Entronco finalmente con mis reflexiones anteriores. El mal está estrechamente vinculado con la mentira. To hide en inglés, quiere decir «ocultarse». El nombre de Hyde se pronuncia de igual modo. Seguramente Stevenson intencionalmente escogió este nombre para quien encarna la personificación del mal en la novela en cuestión. Y es que el mal se oculta y nos lleva a engaño. Podríamos interpretar aquí de otro modo el sub ratione boni. Bajo la apariencia del doctor Jekyll se esconde el diabólico míster Hyde. Vale la pena convertirse en «maestro de la sospecha» para desentrañar la verdad. Hoy en día, cual lobos disfrazados de ovejas, políticos y medios se aprovechan de la ingenuidad de las mayorías silenciosas y las llevan al despeñadero.

Todo son máscaras, prosopon, en griego. «Persona» proviene de prosopon. Pero la auténtica persona se despoja de la máscara, deja de ser actor, se vuelve autor y sigue los consejos de Rigo Tovar: «Quítate la máscara». Aquí la etimología no nos sirve para nada, más bien nos confunde.
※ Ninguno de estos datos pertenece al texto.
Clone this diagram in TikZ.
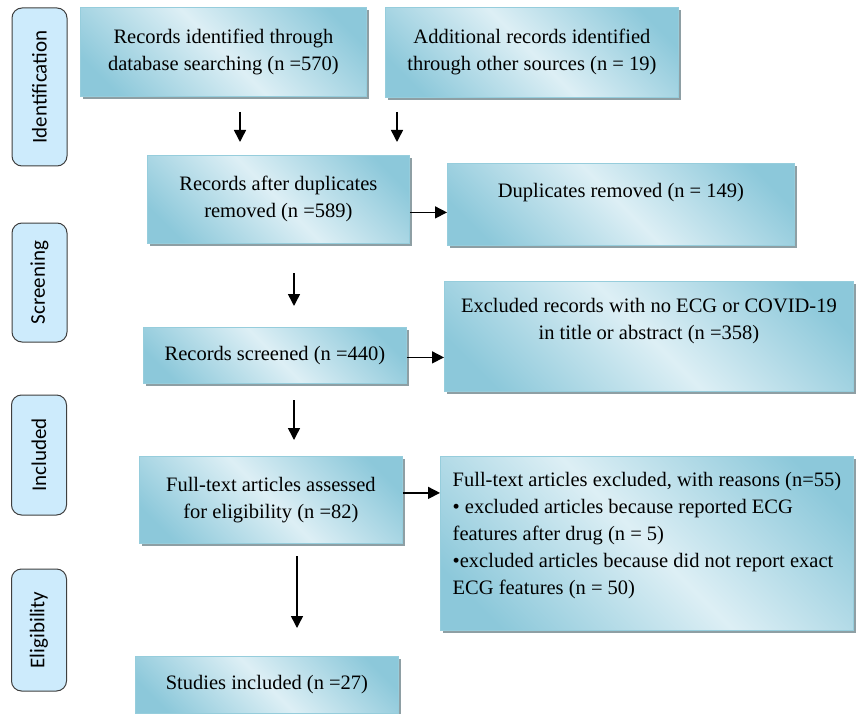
\documentclass[tikz,border=0pt]{standalone}
\usepackage{fontspec}
\setmainfont{Liberation Serif}
\newfontfamily\tabfont{Carlito}
\usepackage[HTML]{xcolor}
\usepackage{tikz}
\usetikzlibrary{positioning, arrows.meta, shadows}

\definecolor{boxdark}{HTML}{8CC8DA}
\definecolor{boxlight}{HTML}{DDEFF5}
\definecolor{boxedge}{HTML}{96CDDC}
\definecolor{shadowgray}{HTML}{8E9FA4}
\definecolor{tabfill}{HTML}{CDEBFC}
\definecolor{tabedge}{HTML}{3F3F3F}

\pgfdeclarehorizontalshading{boxshade}{100bp}{color(0bp)=(boxdark); color(22bp)=(boxdark); color(50bp)=(boxlight); color(78bp)=(boxdark); color(100bp)=(boxdark)}

\tikzset{
  flowbox/.style={draw=boxedge, line width=0.8pt, shade, shading=boxshade, shading angle=45,
    drop shadow={shadow xshift=2.5pt, shadow yshift=-3pt, fill=shadowgray, opacity=1},
    anchor=north west, inner sep=4pt, align=center,
    font=\fontsize{20.5}{27}\selectfont},
  stagetab/.style={draw=tabedge, fill=tabfill, line width=1pt, rounded corners=10pt,
    rotate=90, minimum height=55pt, inner sep=0pt, font=\tabfont\fontsize{21}{24}\selectfont},
  flowarrow/.style={-{Triangle[length=12pt, width=12pt]}, line width=1.5pt}
}

\begin{document}
\begin{tikzpicture}[x=1pt, y=-1pt]
\useasboundingbox (0,0) rectangle (856,714);

% --- stage tabs on the left ---
\node[stagetab, minimum width=158pt] (tabident)  at (39.5,87)  {Identification};
\node[stagetab, minimum width=119pt] (tabscreen) at (39.5,282.5) {Screening};
\node[stagetab, minimum width=120pt] (tabincl)   at (39,455)   {Included};
\node[stagetab, minimum width=122pt] (tabelig)   at (39,630)   {Eligibility};

% --- identification ---
\node[flowbox, minimum width=286pt, minimum height=89pt] (recid) at (80,7)
  {Records identified through\\ database searching (n =570)};
\node[flowbox, minimum width=293pt, minimum height=90pt] (addrec) at (385,7)
  {Additional records identified\\ through other sources (n = 19)};

% --- duplicates ---
\node[flowbox, minimum width=262pt, minimum height=88pt] (afterdup) at (147,155)
  {Records after duplicates\\ removed (n =589)};
\node[flowbox, minimum width=347pt, minimum height=82pt, text depth=29pt] (dupremoved) at (447,163)
  {Duplicates removed (n = 149)};

% --- screening ---
\node[flowbox, minimum width=263pt, minimum height=56pt] (screened) at (143,327)
  {Records screened (n =440)};
\node[flowbox, minimum width=409pt, minimum height=110pt, text depth=35pt] (exclrec) at (444,281)
  {Excluded records with no ECG or COVID-19\\ in title or abstract (n =358)};

% --- eligibility ---
\node[flowbox, minimum width=263pt, minimum height=87pt] (ftassessed) at (139,456)
  {Full-text articles assessed\\ for eligibility (n =82)};
\node[flowbox, minimum width=413pt, minimum height=174pt, align=left, text depth=21pt] (ftexcluded) at (440,456)
  {Full-text articles excluded, with reasons (n=55)\\
   • excluded articles because reported ECG\\
   features after drug (n = 5)\\
   •excluded articles because did not report exact\\
   ECG features (n = 50)};

% --- included ---
\node[flowbox, minimum width=263pt, minimum height=57pt] (included) at (135,656)
  {Studies included (n =27)};

% --- arrows ---
\coordinate (idarrowa) at (240,112);
\coordinate (idarrowb) at (240,142);
\coordinate (addarrowa) at (397,112);
\coordinate (addarrowb) at (397,142);
\coordinate (scrarrowa) at (294,273);
\coordinate (scrarrowb) at (294,306);
\coordinate (ftarrowa) at (294,400);
\coordinate (ftarrowb) at (294,440);
\coordinate (incarrowa) at (297,556);
\coordinate (incarrowb) at (297,628);

\draw[flowarrow] (idarrowa) -- (idarrowb);
\draw[flowarrow] (addarrowa) -- (addarrowb);
\draw[flowarrow] (scrarrowa) -- (scrarrowb);
\draw[flowarrow] (ftarrowa) -- (ftarrowb);
\draw[flowarrow] (incarrowa) -- (incarrowb);

\draw[flowarrow] ([yshift=-13pt]afterdup.east) -- ([yshift=-13pt]afterdup.east -| dupremoved.west);
\draw[flowarrow] ([yshift=-2pt]screened.east) -- ([yshift=-2pt]screened.east -| exclrec.west);
\draw[flowarrow] ([yshift=7pt]ftassessed.east) -- ([yshift=7pt]ftassessed.east -| ftexcluded.west);
\end{tikzpicture}
\end{document}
En cambio, en la novela, la máscara sirve para ocultar la maldad de míster Hyde. Es la despersonificación por antonomasia. Otra vez «Satán, el adversario mendaz», otra vez la mentira y la engañifa.

Muchas más cosas se pueden decir en torno a esta novela. Ha corrido demasiada tinta al respecto. Desde el punto de vista psicológico se ha hablado, por un lado, de un caso de «trastorno disociativo de la identidad» o «trastorno de personalidad múltiple» al más puro estilo de Sybil y, por otro, de un presagio de lo que luego Freud teorizó como el asedio implacable de «ello», «centro instintual», al «yo», parte consciente de nuestra psique. Pero no hay que psicologizar el asunto. El mal está siempre donde se juega la vida la libertad.

Referencia:

Stevenson, Robert Louis, El extraño caso del Dr. Jekyll y Mr. Hyde, Trad. de A. Esclasans, Ediciones Coyoacán, Colección Reino Imaginario, No. 15, México, 1994.